Intérieur nuit est un livre
d’une force impressionnante. Les nombreux renversements de situations, tout au
long du roman, sont autant de bifurcations, de coudes, dans l’itinéraire de
McGrath. Marisha Pessl mêle intimement le fond et la forme, sans jamais trahir
la stabilité du récit, en parvenant toujours à maintenir la tension, à happer
le lecteur. C’est ainsi que l’on imagine les films de Stanislas Cordova :
des films de genre, mais qui bousculent l’essentiel. Marisha Pessl bâtit un
roman qui dépasse le genre, sur le modèle de la filmographie de son personnage
cinéaste. Et ça, c’est du grand art [2].
*
1 –Sobre héroes y tumbas de Sábato (en français Héros et Tombes, ou Alejandra
dans sa première traduction) est sans doute l’un des plus grands romans de la
deuxième moitié du XXe siècle.
2 – On reconnaît le
véritable écrivain à la constance des thèmes déclinés, comme on le dit en
musique, en mode mineur.

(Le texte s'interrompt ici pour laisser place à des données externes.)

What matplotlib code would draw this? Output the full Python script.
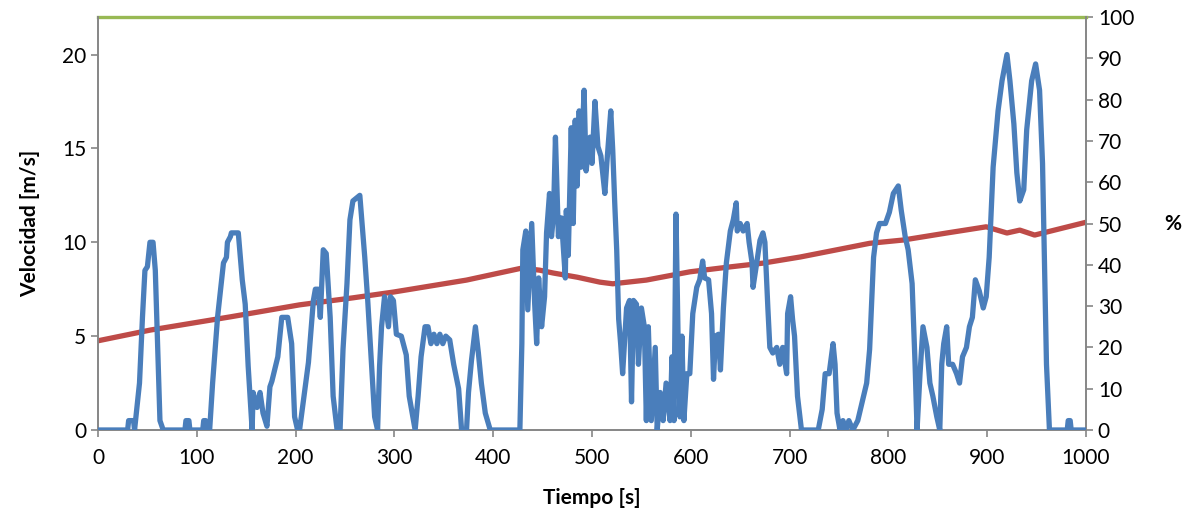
import matplotlib.pyplot as plt

# Velocidad (serie azul)
t_vel = [0, 30, 31, 36, 37, 42, 45, 47.5, 50, 52.6, 55.7, 58, 62.7, 66,
         88, 89, 92, 93, 106, 107, 109, 110, 113, 116, 121, 127, 130, 131, 134, 135, 142, 146, 149, 152, 156,
         157, 161, 164, 167, 171, 174, 176, 182, 186, 192, 196, 199, 202,
         204, 209, 213, 218, 220, 223, 225, 228, 231, 235, 238, 242, 245, 248, 252, 255, 258, 265, 270, 273, 277, 280, 283,
         285, 287, 290, 294, 296, 299, 302, 307, 312, 315, 321, 324, 327, 331, 334, 337, 340, 343, 346, 349, 352, 356,
         360, 365, 368, 373, 375, 378, 382, 385, 388, 392, 397, 425,
         427, 429, 430, 433, 435, 439, 442, 444, 446, 449, 452, 454, 457, 459, 461, 463, 466, 469, 473, 474, 476,
         479, 481, 483, 485, 487, 489, 492, 494, 498, 500, 503, 506, 509, 513, 515, 519, 521, 523, 525, 527, 529,
         531, 535, 538, 540, 542, 545, 547, 550, 553, 555, 557, 560, 564, 566, 569, 572, 575, 579, 581, 583,
         585, 587, 589, 591, 593, 596, 599, 602, 606, 609, 612, 614, 618, 621, 623, 625, 628, 630, 633, 636,
         640, 643, 646, 647, 650, 653, 657, 659, 662, 663, 667, 670, 673, 675, 678, 680, 683, 687, 690, 693,
         697, 698, 701, 703, 705, 708, 712,
         729, 733, 736, 740, 744, 746, 748, 751, 754, 757, 760, 764, 769, 773, 778, 781, 785, 788, 791, 797, 801,
         805, 810, 813, 817, 820, 824, 827, 829, 832, 835, 839, 842, 845, 849, 852, 854, 856, 859, 861, 865, 869,
         872, 875, 879, 882, 885, 888, 892, 896, 899, 902, 906, 911, 915, 920, 923, 927, 930, 933, 937, 940, 945,
         949, 953, 956, 958, 960, 963, 981, 982, 984, 985, 1000]
v_vel = [0, 0, 0.5, 0.5, 0, 2.5, 6, 8.5, 8.7, 10, 10, 8.5, 0.5, 0,
         0, 0.5, 0.5, 0, 0, 0.5, 0.5, 0, 0, 2.5, 6, 8.9, 9.2, 10, 10.3, 10.5, 10.5, 8, 6.7, 3.4, 0,
         2, 1.2, 2, 0.9, 0.2, 2.3, 2.6, 3.9, 6, 6, 4.6, 0.7, 0,
         0, 2, 3.6, 6.9, 7.5, 7.5, 6, 9.6, 9.4, 6, 1.8, 0, 0, 4.3, 7.8, 11.2, 12.2, 12.5, 9.2, 6.9, 3.4, 0.7, 0,
         3.4, 5.5, 7.1, 5.5, 7.1, 6.9, 5.1, 5, 4, 1.8, 0, 1.8, 3.9, 5.5, 5.5, 4.6, 5.1, 4.6, 5.1, 4.6, 5, 4.8,
         3.5, 2.2, 0, 0, 2, 3.7, 5.5, 4.1, 2.5, 0.9, 0, 0,
         0, 4.6, 9.6, 10.6, 6.4, 11, 6.7, 4.6, 8.1, 5.5, 7.1, 10.5, 12.6, 10.3, 11.4, 15.6, 10.3, 11.3, 8.1, 11.7, 9.3,
         16.1, 11, 16.5, 13, 17, 14, 18.1, 13.8, 15.6, 14.2, 17.5, 15.1, 14.6, 12.6, 14.2, 17, 14.9, 12.1, 9.6, 5.9, 4.6,
         3, 6.5, 6.9, 1.5, 6.9, 6.7, 3.5, 6.5, 5.5, 0.5, 5.5, 0.5, 4.4, 0, 2, 0.5, 2.5, 0.5, 3.9, 0.5,
         11.5, 5.3, 0.7, 5, 0.5, 3, 3, 6.2, 7.6, 8, 9, 8.1, 8, 6.2, 2.7, 5, 5.1, 3.2, 6.5, 8.9,
         10.6, 11.2, 12.1, 10.6, 11, 10.6, 11, 10, 8.9, 7.6, 9, 10.1, 10.5, 10, 6.5, 4.4, 4.1, 4.4, 3.5, 4.4,
         3, 6.2, 7.1, 5.9, 5, 1.8, 0,
         0, 1.1, 3, 3, 4.6, 3.5, 0.9, 0, 0.5, 0, 0.5, 0, 0.5, 1.4, 2.5, 4.3, 9.2, 10.5, 11, 11, 11.6,
         12.6, 13, 11.7, 10.3, 9.6, 7.8, 3.5, 0, 3, 5.5, 4.4, 2.5, 1.8, 0.7, 0, 3.5, 4.6, 5.5, 3.5, 3.5, 3,
         2.5, 3.9, 4.4, 5.5, 6, 8, 7.4, 6.5, 7.1, 9.2, 14, 17, 18.6, 20, 18.6, 16.3, 13.7, 12.2, 12.8, 16, 18.6,
         19.5, 18.1, 14.2, 8.9, 3.5, 0, 0, 0.5, 0.5, 0, 0]

# Porcentaje (serie roja)
t_pct = [0, 53, 134, 204, 258, 299, 373, 429, 447, 461, 485, 508, 521, 555, 599, 640, 673,
         711, 781, 815, 859, 899, 920, 933, 948, 1000]
v_pct = [21.6, 24.2, 27.4, 30.3, 32, 33.4, 36.3, 39.2, 38.7, 38, 37, 35.8, 35.4, 36.3, 38.3, 39.5, 40.4,
         41.9, 45.2, 46, 47.7, 49.2, 47.7, 48.4, 47.2, 50.3]

# Serie verde (100 %)
t_top = [0, 1000]
v_top = [100, 100]

plt.rcParams['font.family'] = ['Lato', 'DejaVu Sans']
gris = '#868686'

fig = plt.figure(figsize=(11.93, 5.25), dpi=100)
ax = fig.add_axes([98 / 1193, 95 / 525, 988 / 1193, 413 / 525])
ax2 = ax.twinx()

ax.plot(t_vel, v_vel, color='#4A7EBB', lw=3.8, solid_joinstyle='round', zorder=3)
ax2.plot(t_pct, v_pct, color='#BE4B48', lw=3.8, zorder=2)
ax2.plot(t_top, v_top, color='#98B954', lw=2.4, clip_on=False, zorder=2)

ax.set_zorder(ax2.get_zorder() + 1)
ax.patch.set_visible(False)

ax.set_xlim(0, 1000)
ax.set_ylim(0, 22)
ax2.set_ylim(0, 100)
ax.set_xticks(range(0, 1001, 100))
ax.set_yticks(range(0, 21, 5))
ax2.set_yticks(range(0, 101, 10))

for a in (ax, ax2):
    a.spines['top'].set_visible(False)
    for s in ('left', 'right', 'bottom'):
        a.spines[s].set_color(gris)
        a.spines[s].set_linewidth(1.2)
    a.tick_params(colors=gris, labelcolor='black', labelsize=15, length=5, width=1.2, direction='out')
ax.tick_params(axis='x', pad=8)

ax.set_xlabel('Tiempo [s]', fontsize=15, fontweight='bold', labelpad=14)
ax.set_ylabel('Velocidad [m/s]', fontsize=15, fontweight='bold', labelpad=16)
ax2.set_ylabel('%', fontsize=15, fontweight='bold', rotation=0, labelpad=28, va='center')

fig.savefig('out.png', dpi=100)
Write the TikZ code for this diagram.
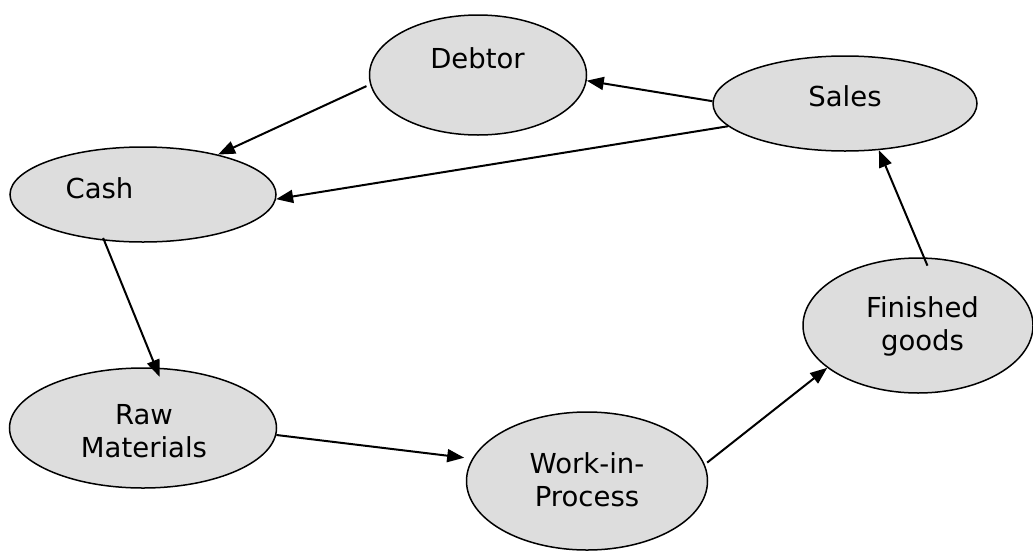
\documentclass[tikz,border=0pt]{standalone}
\usepackage{fontspec}
\setmainfont{DejaVu Sans}
\usetikzlibrary{shapes.geometric,arrows.meta}
\definecolor{ellfill}{HTML}{DDDDDD}
\tikzset{
  ell/.style={ellipse,draw=black,line width=1.5pt,fill=ellfill,inner sep=0pt},
  lbl/.style={font=\fontsize{27.5}{33}\selectfont,align=center,inner sep=0pt},
  flow/.style={line width=2pt,-{Triangle[length=17pt,width=13pt]}}
}
\begin{document}
\begin{tikzpicture}[x=1pt,y=-1pt]
\useasboundingbox (0,0) rectangle (1033,552);
% ellipses
\node[ell,minimum width=217pt,minimum height=120pt] (debtor) at (478,75) {};
\node[ell,minimum width=264pt,minimum height=95pt] (sales) at (845,103.5) {};
\node[ell,minimum width=266pt,minimum height=95pt] (cash) at (143,194.5) {};
\node[ell,minimum width=230pt,minimum height=135pt] (finished) at (918,325.5) {};
\node[ell,minimum width=267pt,minimum height=120pt] (raw) at (143,428) {};
\node[ell,minimum width=241pt,minimum height=138pt] (wip) at (587,481) {};
% labels
\node[lbl] (debtorT) at (477.5,58) {Debtor};
\node[lbl] (salesT) at (845,96) {Sales};
\node[lbl] (cashT) at (99.5,188) {Cash};
\node[lbl] (finishedT) at (922.5,326) {Finished\\goods};
\node[lbl] (rawT) at (144,431.5) {Raw\\Materials};
\node[lbl] (wipT) at (587,480) {Work-in-\\Process};
% connectors
\draw[flow,shorten <=4pt] (debtor.185) -- (cash.28);
\draw[flow] (sales.179) -- (debtor.357);
\draw[flow] (sales.191) -- (cash.358);
\draw[flow,shorten <=-3pt,shorten >=-10pt] (cash.230) -- (raw.78);
\draw[flow,shorten >=8pt] (raw.357) -- (wip.169);
\draw[flow,shorten <=3pt] (wip.8.5) -- (finished.205);
\draw[flow,shorten <=-9pt] (finished.85) -- (sales.306);
\end{tikzpicture}
\end{document}
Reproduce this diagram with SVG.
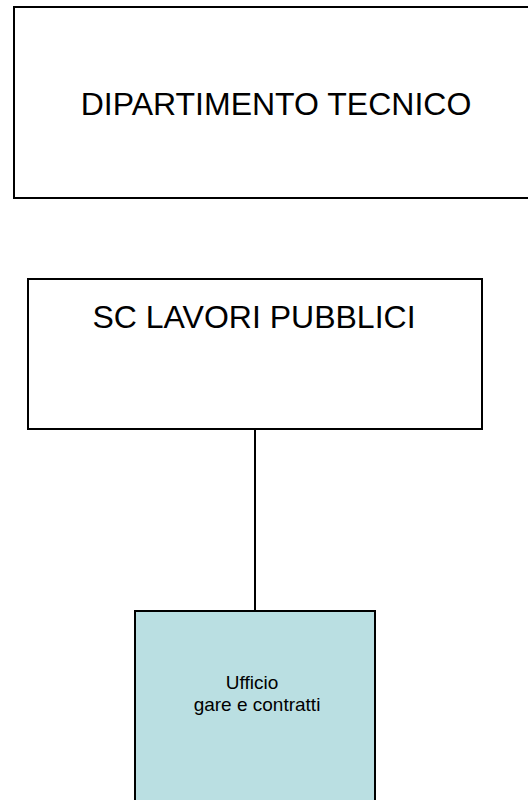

Marisha Pessl, qui est née en 1977, n’a encore publié
que deux romans : La Physique des catastrophes (2006, et 2007 pour la traduction française) et Intérieur nuit. Dans ces deux romans,
d’égale ampleur narrative et d’ambiances totalement différentes, le genre est
chaque fois détourné, ou retourné : La Physique des catastrophes est une variation autour du Campus novel, Intérieur nuit
autour du roman noir. Dans les deux romans, la figure du père est essentielle,
mystérieuse et délétère, la fille est surdouée, la mère suicidée. Et l’on
retrouve des papillons – blessés ou épinglés sous verre.